Ocean Temperature Finding May Improve Projections, USGS Says
U.S. Geological Survey scientists created the first ever 3-D reconstruction of an ocean during a past warm period, focusing on the mid-Pliocene warm period 3.3 to 3 million years ago. They found that the deep ocean is affected more by surface warming than previously thought, which could allow for more accurate predictions of sea level rise and ice volume changes attributed to global climate change. High ocean surface temperatures have been found to result in a more vigorous deep ocean circulation system, resulting in a faster transport of large quantities of warm water, with possible impacts including reduction of sea ice extent and overall warming of the Arctic.
The study was published "Pliocene three-dimensional global ocean temperature reconstruction" in Climate of the Past.
"Our findings are significant because they improve our previous understanding that the deep ocean stayed at relatively constant, cold temperatures and that the deep ocean circulation system would slow down as surface temperatures increased," said USGS scientist Harry Dowsett. "By looking at conditions in the past, we acquire real data that allow us to see the global climate system as it actually functioned."
"The average temperature of the entire ocean during the mid-Pliocene was approximately one degree warmer than current conditions, showing that warming wasn’t just at the surface but occurred at all depths" said USGS scientist Marci Robinson. "Temperatures were determined by analyzing marine plankton fossils, which are organisms that inhabited the water’s surface, as well as fossils of bottom-dwelling organisms, known as ostracodes."
Global average surface temperatures during the mid-Pliocene were about 3°C (5.5°F) greater than today and within the range projected for the 21st century by the Intergovernmental Panel on Climate Change.

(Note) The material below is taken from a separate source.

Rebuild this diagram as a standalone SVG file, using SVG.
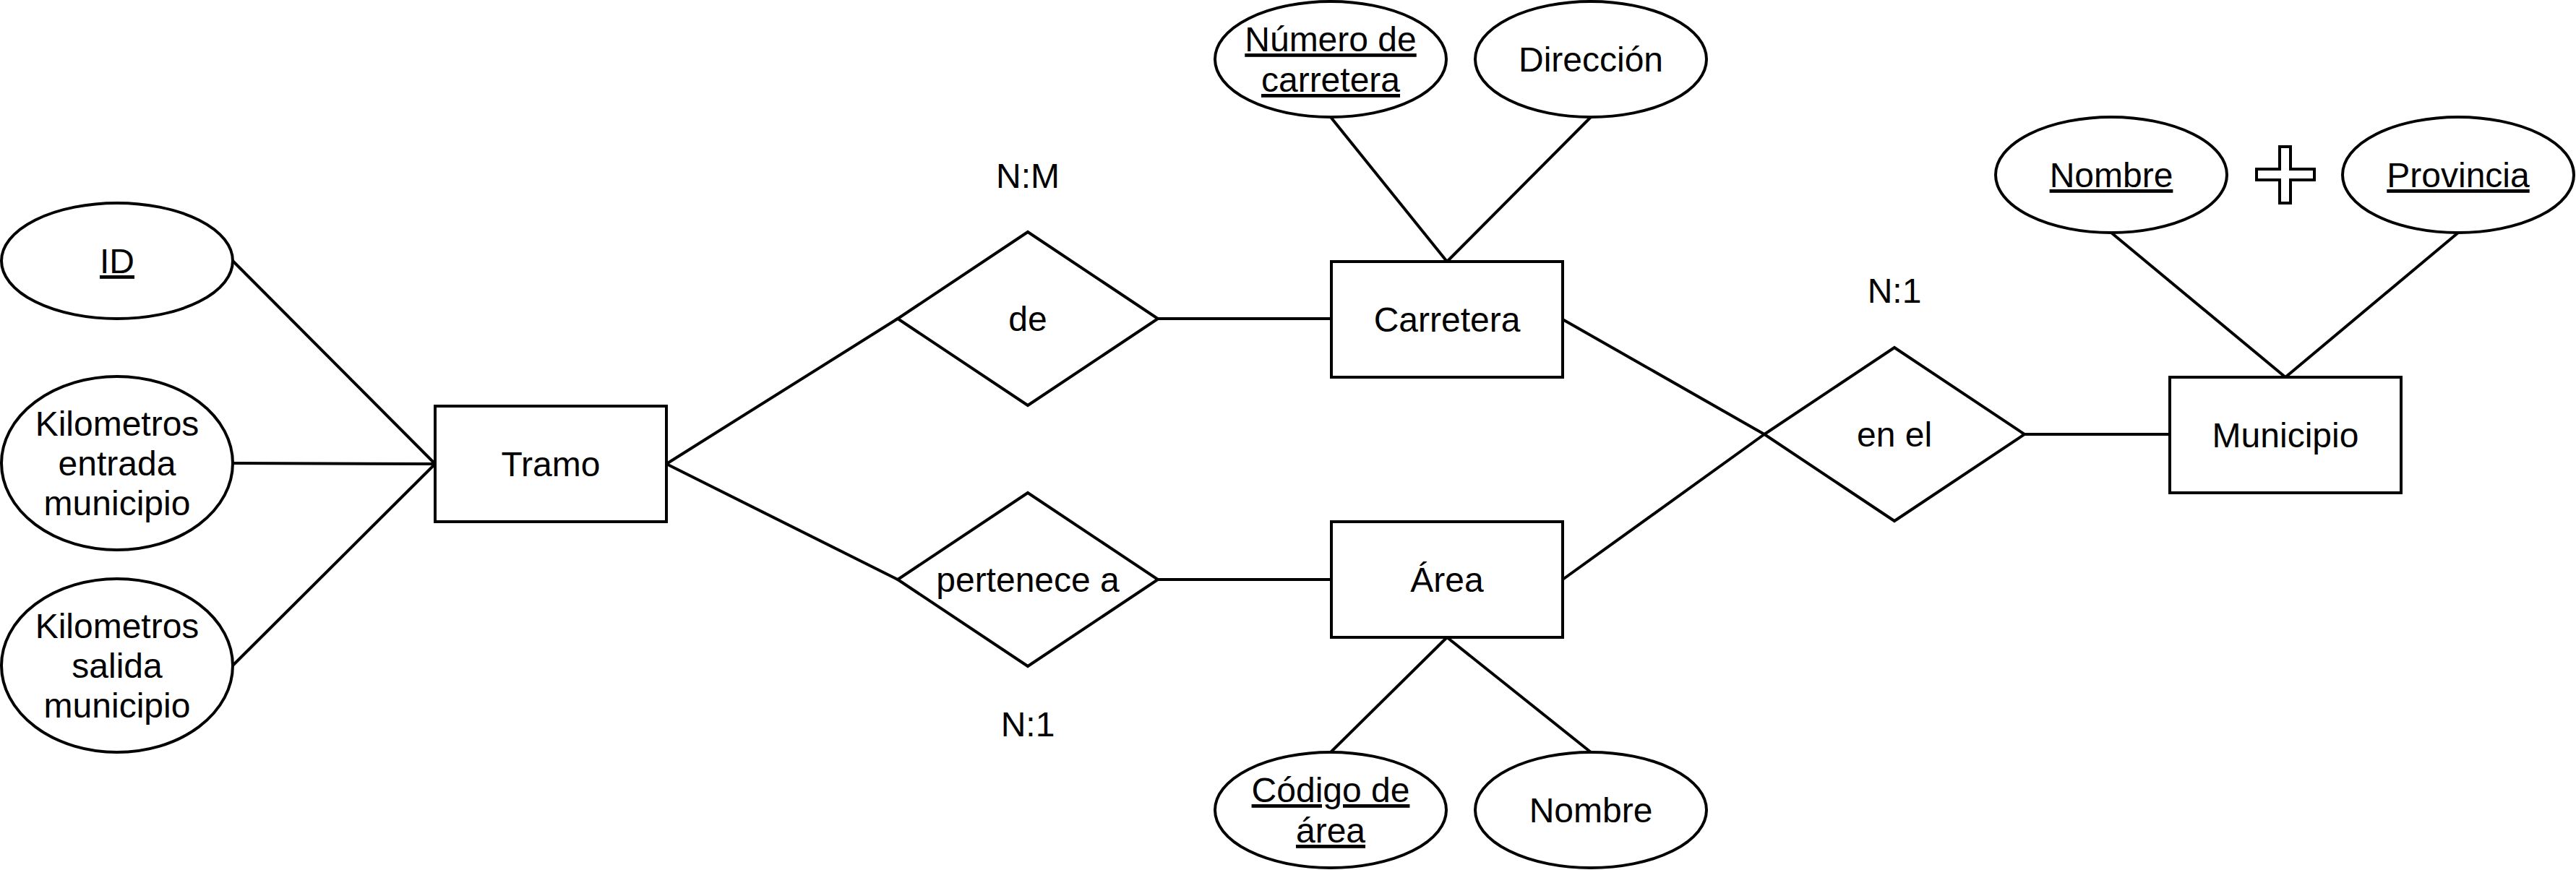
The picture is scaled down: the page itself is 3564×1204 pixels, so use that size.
<svg xmlns="http://www.w3.org/2000/svg" width="3564" height="1204" viewBox="0 0 3564 1204">
<style>
.s{fill:#fff;stroke:#000;stroke-width:4}
.c{fill:none;stroke:#000;stroke-width:4}
text{font-family:"Liberation Sans",Arial,sans-serif;font-size:48px;fill:#000;text-anchor:middle}
.u{text-decoration:underline}
</style>
<rect width="3564" height="1204" fill="#fff"/>
<g id="connectors">
<line class="c" x1="322" y1="361" x2="602" y2="642"/>
<line class="c" x1="322" y1="641" x2="602" y2="642"/>
<line class="c" x1="322" y1="921" x2="602" y2="642"/>
<line class="c" x1="922" y1="642" x2="1242" y2="441"/>
<line class="c" x1="922" y1="642" x2="1242" y2="802"/>
<line class="c" x1="1602" y1="441" x2="1842" y2="441"/>
<line class="c" x1="1602" y1="802" x2="1842" y2="802"/>
<line class="c" x1="1841" y1="162" x2="2002" y2="362"/>
<line class="c" x1="2201" y1="162" x2="2002" y2="362"/>
<line class="c" x1="2002" y1="882" x2="1841" y2="1041"/>
<line class="c" x1="2002" y1="882" x2="2201" y2="1041"/>
<line class="c" x1="2162" y1="442" x2="2441" y2="601"/>
<line class="c" x1="2162" y1="802" x2="2441" y2="601"/>
<line class="c" x1="2801" y1="601" x2="3002" y2="601"/>
<line class="c" x1="2921" y1="322" x2="3162" y2="522"/>
<line class="c" x1="3401" y1="322" x2="3162" y2="522"/>
</g>
<g id="attr-id"><ellipse class="s" cx="162" cy="361" rx="160" ry="80"/><text x="162" y="378" class="u">ID</text></g>
<g id="attr-km-entrada"><ellipse class="s" cx="162" cy="641" rx="160" ry="120"/><text x="162" y="603">Kilometros</text><text x="162" y="658">entrada</text><text x="162" y="713">municipio</text></g>
<g id="attr-km-salida"><ellipse class="s" cx="162" cy="921" rx="160" ry="120"/><text x="162" y="883">Kilometros</text><text x="162" y="938">salida</text><text x="162" y="993">municipio</text></g>
<g id="tramo"><rect class="s" x="602" y="562" width="320" height="160"/><text x="762" y="659">Tramo</text></g>
<g id="rel-de"><polygon class="s" points="1422,321 1602,441 1422,561 1242,441"/><text x="1422" y="458">de</text></g>
<g id="rel-pertenece"><polygon class="s" points="1422,682 1602,802 1422,922 1242,802"/><text x="1422" y="819">pertenece a</text></g>
<g id="label-nm"><text x="1422" y="260">N:M</text></g>
<g id="label-n1-bottom"><text x="1422" y="1019">N:1</text></g>
<g id="carretera"><rect class="s" x="1842" y="362" width="320" height="160"/><text x="2002" y="459">Carretera</text></g>
<g id="attr-numero"><ellipse class="s" cx="1841" cy="82" rx="160" ry="80"/><text x="1841" y="71" class="u">Número de</text><text x="1841" y="127" class="u">carretera</text></g>
<g id="attr-direccion"><ellipse class="s" cx="2201" cy="82" rx="160" ry="80"/><text x="2201" y="99">Dirección</text></g>
<g id="area"><rect class="s" x="1842" y="722" width="320" height="160"/><text x="2002" y="819">Área</text></g>
<g id="attr-codigo"><ellipse class="s" cx="1841" cy="1121" rx="160" ry="80"/><text x="1841" y="1110" class="u">Código de</text><text x="1841" y="1166" class="u">área</text></g>
<g id="attr-nombre-area"><ellipse class="s" cx="2201" cy="1121" rx="160" ry="80"/><text x="2201" y="1138">Nombre</text></g>
<g id="rel-en-el"><polygon class="s" points="2621,481 2801,601 2621,721 2441,601"/><text x="2621" y="618">en el</text></g>
<g id="label-n1-top"><text x="2621" y="419">N:1</text></g>
<g id="municipio"><rect class="s" x="3002" y="522" width="320" height="160"/><text x="3162" y="619">Municipio</text></g>
<g id="attr-nombre-mun"><ellipse class="s" cx="2921" cy="242" rx="160" ry="80"/><text x="2921" y="259" class="u">Nombre</text></g>
<g id="attr-provincia"><ellipse class="s" cx="3401" cy="242" rx="160" ry="80"/><text x="3401" y="259" class="u">Provincia</text></g>
<g id="plus"><polygon class="s" points="3154,203 3169,203 3169,234 3202,234 3202,249 3169,249 3169,281 3154,281 3154,249 3122,249 3122,234 3154,234"/></g>
</svg>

Therefore it may be one of the closest analogs in helping to understand Earth’s current and future conditions. USGS research on the mid-Pliocene is also the most comprehensive global reconstruction for any warm period.
The USGS led this research through the Pliocene Research, Interpretation and Synoptic Mapping group. The primary collaborators in PRISM are Columbia University, Brown University, University of Leeds, University of Bristol, the British Geological Survey and the British Antarctic Survey.